Of the 18 circuits on the 2006 F1 calendar, a third of them aren’t a part of it anymore. 2006 was the last year F1 visited Imola, Indianapolis dropped off the calendar in 2007, Magny-Cours in 2008, and Istanbul Park in 2011. The Nurburgring hasn’t hosted a race since 2013, and 2017 saw the last Malaysian Grand Prix at Sepang.
New circuits that have been added in that time include Abu Dhabi, COTA, Singapore, Sochi, Paul Ricard, and the return of the Austrian GP at the Red Bull Ring. Three tracks have also come and gone – the Valencia street circuit, and the South Korean and Indian grands prix.
Add all of these together and you could pretty much make an entire season out of the calendar changes in the last 12 seasons alone!
Yup, of the 20 drivers on the grid today, Kimi is the only one who was also on the grid for the final race of 2006 in Brazil – well, apart from the few minutes where he was having a shit.

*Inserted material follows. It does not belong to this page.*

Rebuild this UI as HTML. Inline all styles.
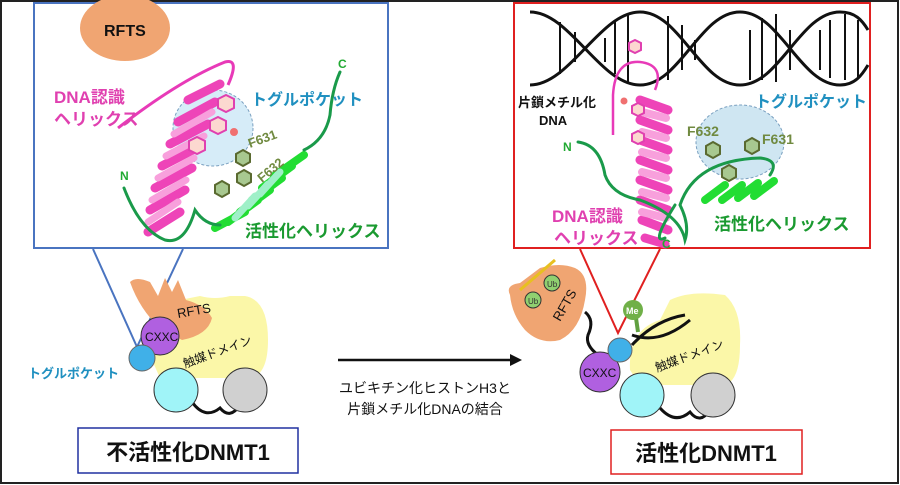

If Robert Kubica makes a race return this year then he’ll count too, but right now, it’s just Kimi.
Alonso’s second championship is closer to the birth of any driver born after February 1995 than it is to today. That means that Max Verstappen, Esteban Ocon, Lance Stroll, Pierre Gasly, Charles Leclerc and Sergey Sirotkin have all lived over half of their lives in the time since Fernando’s last title – although this says as much about the current age of F1 drivers as it does about Alonso’s situation, though.
With rules and regulations changing and evolving pretty much every year, it’s perhaps not surprising to hear that there have been a lot of them in the last 12 years. But when you put them all together you really realise just how different the F1 of 2018 is to the F1 of 2006 was – and how much it’s changed in between.
Michelin left as a tyre supplier at the end of 2006, Bridgestone did the job for a few years, grooved tyres turn back into full slicks, and then Pirelli took over the job of providing teams with rubber. Aerodynamics were slashed in 2009, then beefed up again in 2017. Testing was reduced, refuelling was banned, DRS was introduced, and KERS became a thing. Power went from 2.4-litre naturally aspirated V8s to 1.6-litre turbocharged V6 hybrids. The points system changed, car weight has gone up from 595kg to 734kg and the Halo has been introduced.
Assuming Alonso does the rest of the races this season, he’ll have 312 grand prix starts under his belt, 224 of which will have taken place since his last championship. 224 race is a helluva lot – so many, in fact, that the career of every other F1 driver would fit into that gap, apart from 10.
Those 10 drivers are Rubens Barrichello (322 starts), Michael Schumacher (306), Jenson Button (306), Kimi Raikkonen (292 at the end of 2018), Felipe Massa (269), Riccardo Patrese (256), Jarno Trulli (252), David Coulthard (246), Giancarlo Fisichella (229), and Lewis Hamilton (229 at the end of 2018). Every single other driver to have started a grand prix could have made their debut at the 2007 Australian Grand Prix and got their entire career out of the way by the end of the 2018 season.